Filmin kutsal kitaplardan ayrıldığı en önemli yer, yarattığı depresif Nuh portresi: Tanrı’yı ‘yaradılışı geri almaya’ itecek kadar karanlık bir dünya varsa, elbette o dünyanın yerin dibine batmasını gören Nuh da, güle oynaya yeni bir dünya kurma gücünü kendinde bulamıyor olabilir. Filmin en büyük zaafı da, burada insanın gözüne batıyor: İnsanlığın sonunun gelmesi gerektiğine yürekten inanan Nuh’un kundaktaki torunlarını kesecek kadar gözü dönüyor, ancak Tanrı’yla konuşan bu adamın yaşadığı ikilemlerin ağırlığı, filmin ‘Karayip Korsanları’na yakışacak bir dövüşme sahnesinden hemen sonra, bir seri katil sekansıyla devam ederken sulara karışıp kayboluyor. Oysa Aronofsky’nin Nuh’u ‘Tanrı’nın iradesi bunu işaret ediyor’ diyerek kendi torunlarını kesmeyi düşündüğü an, Nuh’tan çok, Kierkegaard’ın ‘Korku ve Titreme’sindeki etikle çelişen imanının ağırlığı altında ezilen ve sessizliğe gömülen ‘varoluşçuların peygamberi’ İbrahim’e benziyor. Yazık ki, Kierkegaard’ın söz ile anlatmayı başardığı ‘sözden kovulmuşluk’, Aronofsky’nin 150 milyon gücünde görsellik ordusuyla anlatılamıyor da iş yine Harry Potter’ın hoşlandığı kız Emma Watson'ın gevezeliğine kalıyor.
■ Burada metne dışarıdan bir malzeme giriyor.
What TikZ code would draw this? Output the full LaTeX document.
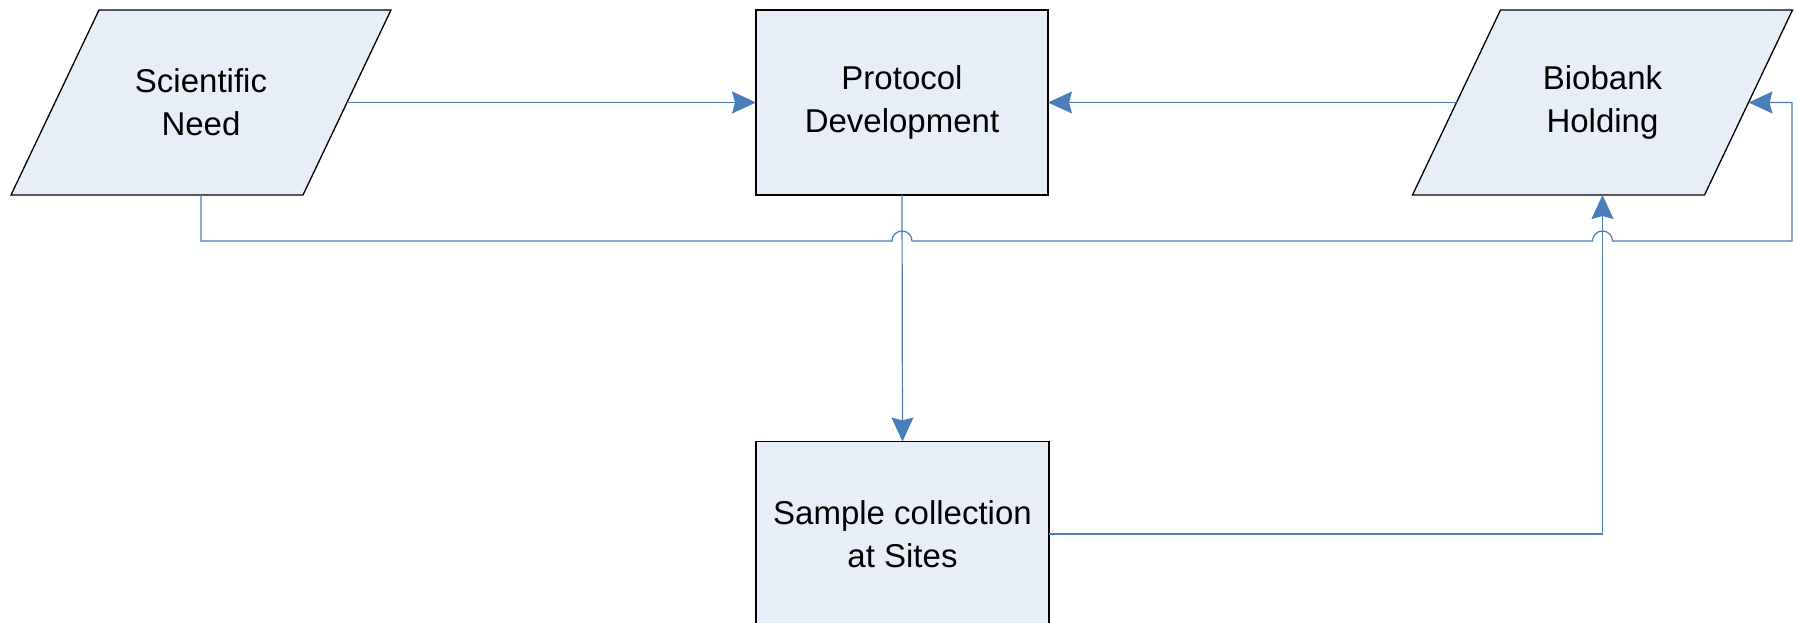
\documentclass[tikz,border=0pt]{standalone}
\usepackage{fontspec}
\setmainfont{Liberation Sans}
\usetikzlibrary{arrows.meta}
\definecolor{boxfill}{HTML}{E8EEF7}
\definecolor{linkblue}{HTML}{4A7EBB}
\tikzset{
  txt/.style={align=center,font=\fontsize{33}{43}\selectfont,text=black},
  procbox/.style={txt,rectangle,draw=black,line width=1.3pt,fill=boxfill,
    minimum width=292pt,minimum height=185pt,inner sep=0pt,outer sep=0pt},
  databox/.style={txt,rectangle,minimum width=380pt,minimum height=185pt,
    inner sep=0pt,outer sep=0pt},
  dataoutline/.style={draw=black,line width=1.3pt,fill=boxfill},
  link/.style={draw=linkblue,line width=1.2pt},
  arr/.style={link,-{Stealth[length=24pt,width=22pt,inset=3pt,fill=linkblue]}}
}
\begin{document}
\begin{tikzpicture}[x=1pt,y=1pt]
\useasboundingbox (0,0) rectangle (1797,623);
\node[databox] (sn) at (201,520.5) {};
\node[databox] (bio) at (1602.5,520.5) {};
\foreach \n in {sn,bio}{
  \path[dataoutline] (\n.south west) -- ([xshift=-88pt]\n.south east)
    -- (\n.north east) -- ([xshift=88pt]\n.north west) -- cycle;
}
\node[txt] (sntext) at (sn.center) {Scientific\\Need};
\node[txt] (biotext) at (bio.center) {Biobank\\Holding};
\node[procbox] (prot) at (902,520.5) {Protocol\\Development};
\node[procbox,minimum width=293pt] (samp) at (902.5,89) {Sample collection\\at Sites};
\coordinate (bus) at (0,382);
\coordinate (loopx) at (1792,0);
\draw[arr] ([xshift=-44pt]sn.east) -- (prot.west);
\draw[arr] ([xshift=44pt]bio.west) -- (prot.east);
\draw[arr] (prot.south) -- (samp.north);
\draw[arr] (samp.east) -- (bio.south |- samp.east) -- (bio.south);
\draw[arr] (sn.south) -- (sn.south |- bus)
  -- ([xshift=-10pt]prot.south |- bus) arc[start angle=180,end angle=0,radius=10pt]
  -- ([xshift=-10pt]bio.south |- bus) arc[start angle=180,end angle=0,radius=10pt]
  -- (loopx |- bus) -- (loopx |- bio.east) -- ([xshift=-44pt]bio.east);
\end{tikzpicture}
\end{document}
Filmin kimi Arap ülkelerinde yasaklanmış oluşu pek haber değeri taşımıyor, zira herhangi bir peygamber tasvirine Müslüman dünyasından bu tepkinin verilmesine alışkınız. Ama en yaratıcı tepkiyi şüphesiz filmden önce ‘anlatılan hikâyenin İslam inancı ile ilgisi yoktur’ uyarısının verilmesini talep ederek mahkemeye başvuran Türkiyeli bir avukat verdi. Türkiyeli bir felsefesever olarak görüyor ve arttırıyorum: Her seanstan önce bir de şunu yazalım: ‘Aronofsky’nin ‘dinler üstü felsefesinin’ felsefeyle alakası yoktur’.